Ils sont néanmoins assurément plus fiables que ceux proposés ce mercredi par le Grand Turc Erdogan et repris par l’agence Reuters, qui font état de la mort de "268 terroristes des YPG et de l’Etat Islamique" depuis le début de son Rameau d’olivier. Il s’agit évidemment d’une astuce aussi grossière que son comportement, consistant à mélanger des morts qui n’ont aucun rapport entre eux, puisqu’aucun mercenaire de l’Etat Islamique ne se trouve dans le canton d’Afrin.

 

Recep Erdogan affirme vouloir établir 3.5 millions de réfugiés syriens à Afrin après la "victoire"

 

A l’occasion d’un discours tenu aujourd’hui dans son palais hollywoodien d’Ankara, le despote sanguinaire a affirmé que sa "préoccupation était l’établissement de la justice, non le territoire" (jusqu’à présent il s’agissait, selon ses dires, de neutraliser la menace terroriste imminente qui menaçait la Turquie).
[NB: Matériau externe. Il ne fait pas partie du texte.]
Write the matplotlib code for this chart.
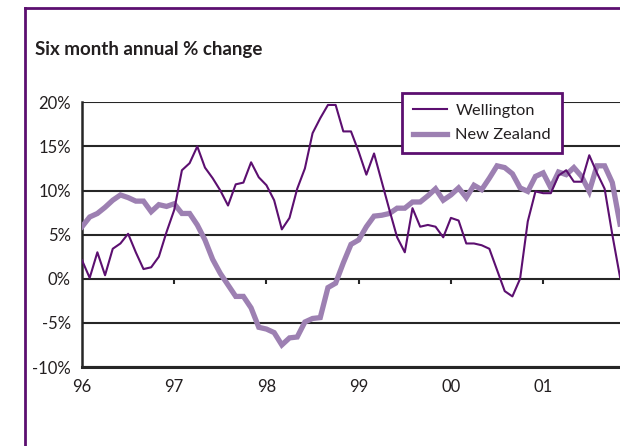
import numpy as np
import matplotlib.pyplot as plt
from matplotlib.lines import Line2D

plt.rcParams['font.family'] = ['Lato', 'DejaVu Sans']

# Monthly values, Jan 1996 onwards (% change)
wellington = [2.1, 0.1, 3.0, 0.4, 3.4, 4.0, 5.1, 3.0, 1.1, 1.3, 2.5, 5.3,
              7.8, 12.3, 13.1, 15.0, 12.6, 11.4, 10.0, 8.3, 10.7, 10.9, 13.2, 11.5,
              10.6, 8.9, 5.6, 6.9, 10.2, 12.5, 16.5, 18.2, 19.7, 19.7, 16.7, 16.7,
              14.4, 11.8, 14.2, 11.0, 7.8, 4.7, 3.0, 8.0, 5.9, 6.1, 5.9, 4.7,
              6.9, 6.6, 4.0, 4.0, 3.8, 3.4, 1.0, -1.4, -2.0, 0.0, 6.5, 9.9,
              9.7, 9.7, 11.7, 12.3, 11.0, 11.0, 14.0, 12.0, 10.2, 5.0, 0.2]
new_zealand = [5.9, 7.0, 7.4, 8.1, 8.9, 9.5, 9.2, 8.8, 8.8, 7.6, 8.4, 8.2,
               8.5, 7.4, 7.4, 6.1, 4.4, 2.2, 0.6, -0.7, -2.0, -2.0, -3.3, -5.5,
               -5.7, -6.1, -7.5, -6.7, -6.6, -4.9, -4.5, -4.4, -1.0, -0.5, 1.8, 3.9,
               4.4, 5.9, 7.1, 7.2, 7.4, 8.0, 8.0, 8.7, 8.7, 9.4, 10.2, 8.9,
               9.5, 10.3, 9.2, 10.6, 10.1, 11.4, 12.8, 12.6, 11.9, 10.3, 9.9, 11.6,
               12.0, 10.3, 12.1, 11.8, 12.6, 11.6, 9.9, 12.8, 12.8, 10.9, 6.2]
year_labels = ['96', '97', '98', '99', '00', '01']
y_ticks = [-10, -5, 0, 5, 10, 15, 20]

months = np.arange(len(wellington))
year_pos = np.arange(len(year_labels)) * 12

dark = '#5c0f70'
light = '#9d80b2'
grid = '#262626'
txt = '#231f20'

fig = plt.figure(figsize=(6.2, 4.46), dpi=100)
ax = fig.add_axes([82 / 620, 79 / 446, 538 / 620, 264.7 / 446])

for v in y_ticks:
    ax.axhline(v, color=grid, lw=1.5, zorder=1)

ax.plot(months, new_zealand, color=light, lw=3.8, label='New Zealand',
        solid_joinstyle='miter', zorder=3)
ax.plot(months, wellington, color=dark, lw=1.5, label='Wellington', zorder=4)

# little ticks hanging off the 0% line
ax.vlines(year_pos[1:], -0.6, 0, color=grid, lw=1.5, zorder=2)

ax.set_xlim(0, len(wellington) - 1)
ax.set_ylim(-10, 20)
ax.set_yticks(y_ticks)
ax.set_yticklabels([f'{v}%' for v in y_ticks])
ax.set_xticks(year_pos)
ax.set_xticklabels(year_labels)
ax.tick_params(axis='both', length=0, labelsize=12, labelcolor=txt)
ax.tick_params(axis='y', pad=8)
ax.tick_params(axis='x', pad=9)
for s in ['top', 'right']:
    ax.spines[s].set_visible(False)
ax.spines['left'].set_color(grid)
ax.spines['left'].set_linewidth(1.8)
ax.spines['bottom'].set_color(grid)
ax.spines['bottom'].set_linewidth(2.2)

h, l = ax.get_legend_handles_labels()
leg = ax.legend(h[::-1], l[::-1], loc='upper left',
                bbox_to_anchor=(402 / 620, 1 - 93 / 446),
                bbox_transform=fig.transFigure, borderaxespad=0,
                fontsize=11.8, handlelength=2.1, handletextpad=0.5,
                labelspacing=0.6, borderpad=0.65, fancybox=False,
                framealpha=1, facecolor='white', edgecolor=dark)
leg.get_frame().set_linewidth(2)
leg.set_zorder(10)
for t in leg.get_texts():
    t.set_color(txt)

fig.text(35 / 620, 1 - 55 / 446, 'Six month annual % change', fontsize=13.5,
         fontweight='bold', color=txt, va='baseline', ha='left')

# outer purple frame (left and top edges)
fig.add_artist(Line2D([25 / 620, 25 / 620], [0, 1 - 8 / 446],
                      transform=fig.transFigure, color=dark, lw=2))
fig.add_artist(Line2D([25 / 620, 1], [1 - 8 / 446, 1 - 8 / 446],
                      transform=fig.transFigure, color=dark, lw=2))

fig.savefig('out.png', dpi=100)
Ce personnage n’est visiblement pas fixé sur sa raison de massacrer des gens.

 

"La Turquie", a-t-il prédit, "va d’abord détruire les terroristes et, une fois que l’opération Rameau d’Olivier sera terminée, permettre à 3.5 millions de réfugiés syriens actuellement en Turquie de rentrer chez eux en sécurité".

 

Expliquant le mélange auquel il a procédé dans son bilan, Erdogan a affirmé que "les organisations terroristes – le PYD, le PKK, les YPG, DAESH, et les gauchistes de DHKP-C – sont toutes pareilles. Ce sont des groupes terroristes qui poursuivent les mêmes objectifs dans le même scénario en interprétant différents rôles".

 

Il a promis que "l’opération Rameau d’Olivier ne se terminera qu’avec la mort du dernier terroriste".

 

C’est ce qu’on appelle un homme de nuances qui fait grand cas des "préoccupations" exposées par ses amis européens, russes et américains. Il attache autant d’importance à la diplomatie que le faisait son modèle Adolf Hitler.

 

Je ne me souviens pas dans l’histoire qu’une puissance militaire de la taille de la Turquie ait mis autant de moyens pour exterminer la population d’un si petit territoire.